According to the frontier molecular orbital theory [49], HOMO (Highest Occupied Molecular Orbital) and LUMO (Lowest Unoccupied Molecular Orbital) are commonly used to represent the energy levels at which a molecule loses and gains electrons. In Figure 10a, the EP has a HUMO of −5.64 eV and a LUMO of −0.56 eV. After appropriate fluorination, –F groups are grafted onto the EP molecular chains, causing a decrease in both the LUMO and HOMO energy levels in Figure 10b. As shown in Figure 10c, excessive fluorination is introduced into the –SF groups, which significantly affects the band structure, resulting in a significant decrease in LUMO and an increase in HOMO.

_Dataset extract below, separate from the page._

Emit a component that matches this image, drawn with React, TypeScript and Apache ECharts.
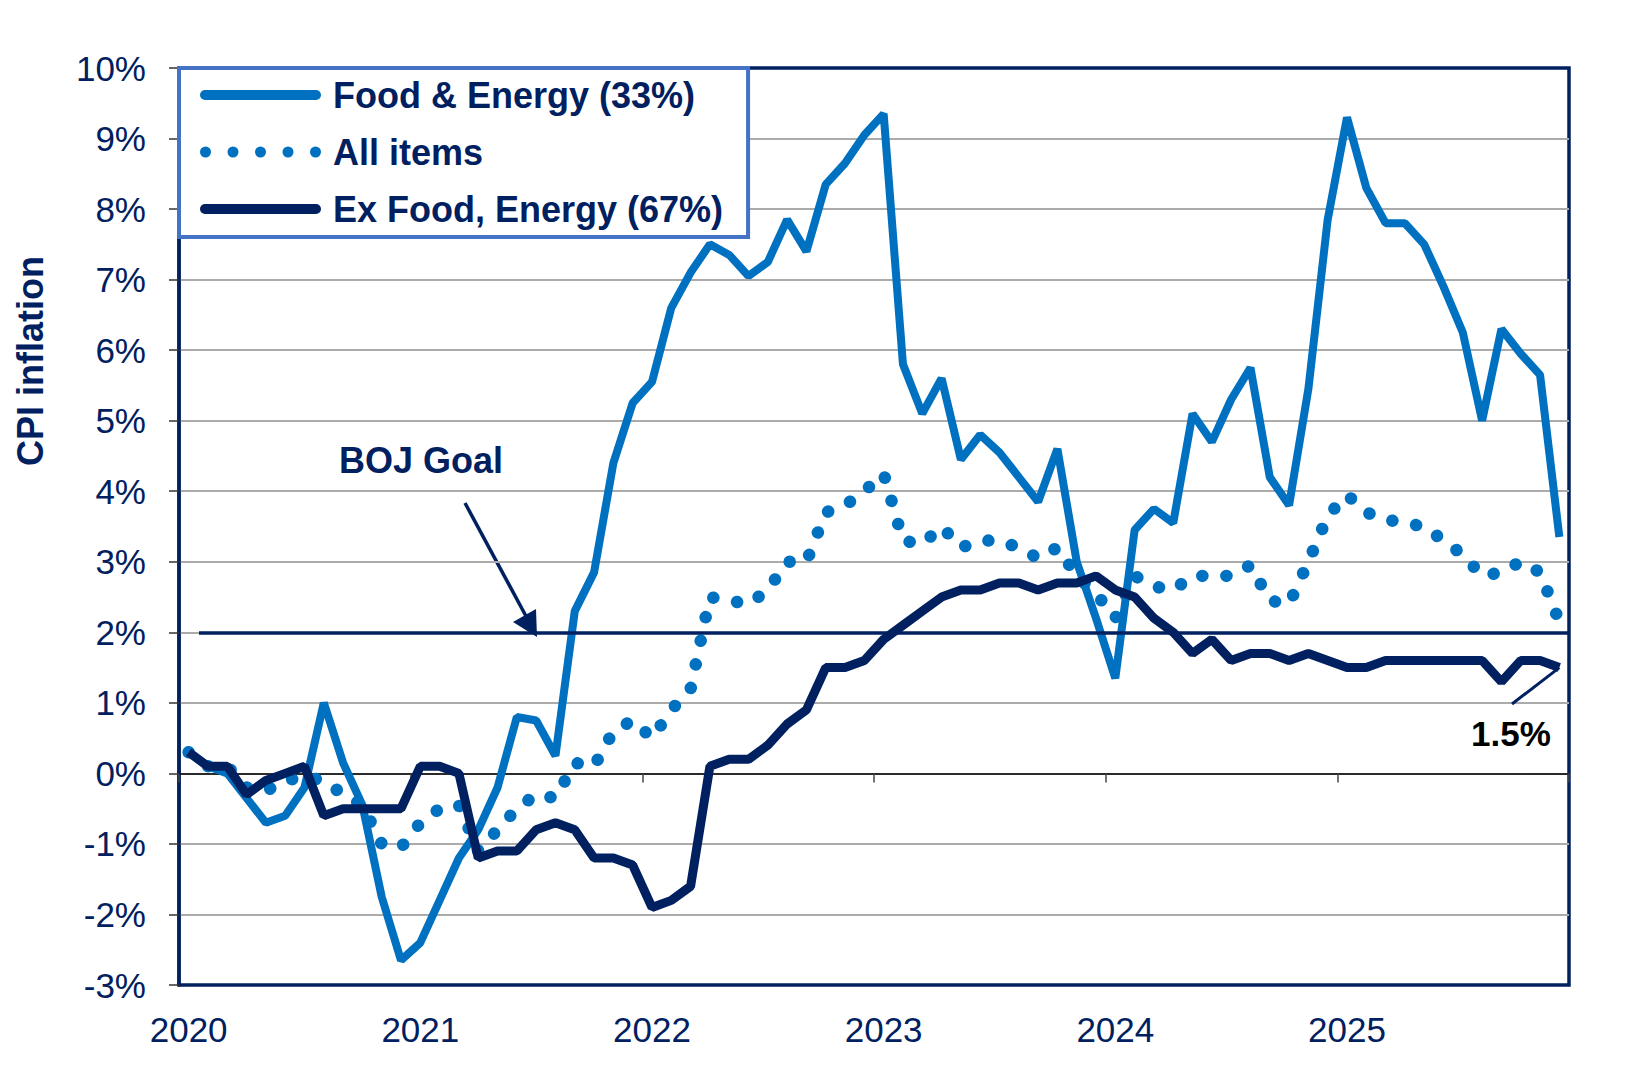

For an intuitive comparison, the schematic diagrams of the band structures of the three substances are demonstrated in Figure 11a. Compared with EP, F–EP presents an increased bandgap, which is beneficial for improving the insulation ability of the composites. Nevertheless, the bandgap of S–EP is only 0.36 eV, and such a narrow bandwidth would not be able to effectively capture transport carriers, causing significant degradation to its insulating properties. This also explains the flashover voltage deterioration phenomenon caused by the excessive flow rate of the SF₆ gas mentioned above. Moreover, the alignment arrangement of the band structure is displayed in Figure 11b. The introduction of fluorinated groups endows EP and F–EP with different band arrangement positions, and hence, the band alignment equilibrium would result in the mismatch of HOMO and LUMO levels, forming interfacial electronic traps (Φ_e = 0.29 eV) and hole traps (Φ_h = 0.38 eV) [50]. The establishment of electronic and hole traps is conducive to improving the capture of carriers, further hindering the development of leakage current, which also reveals the underlying mechanism for the enhancement in flashover voltage with fluorination.

4. Conclusions

This article proposes a surface fluorination treatment strategy for epoxy resin using the DBD plasma method with SF₆/Ar medium gas and explores the improvement effect of different fluorination durations and gas flow rates on the surface flashover voltage. The obtained conclusions are as follows:

The results indicate that using SF₆/Ar as the medium gas in DBD plasma treatment exhibits significant etching effects and demonstrates the effective grafting of fluorinated groups. SEM observation shows that surface etching intensifies with processing time and gas flow rate. Through the quantitative characterization of an AFM, roughness is observed to initially increase and then decrease with processing time, reaching a maximum roughness of 144 nm after 3 min of treatment. The flashover test results indicate that at 2 min of processing time, the surface flashover voltage reaches a maximum of 19.02 kV/mm, which is 25.49% higher than that of the pristine sample. This also means that roughness is not the only factor determining flashover voltage. The charge trap distribution characteristics indicate that the introduction of fluorinated groups deepens the charge trap energy levels and effectively improves the trap density, being consistent with the variation in flashover voltage. In addition, the influence of different gas flow rates on the morphology and flashover characteristics of materials is investigated. The results show that the surface roughness of epoxy resin continuously increases with the SF₆ gas flow rate, and the optimal flashover voltage is realized under a configuration of 3.5 slm and 2 min treatment. The underlying mechanism for the improvement in surface flashover resistance is revealed through DFT calculation and energy band structure analysis. Fluorine group grafting alters the band structure of epoxy resin, introducing electron traps (0.29 eV) and hole traps (0.38 eV), which are conducive to hindering charge carriers and suppressing surface flashover. This provides theoretical guidance for designing and modifying high-performance epoxy resin insulation materials.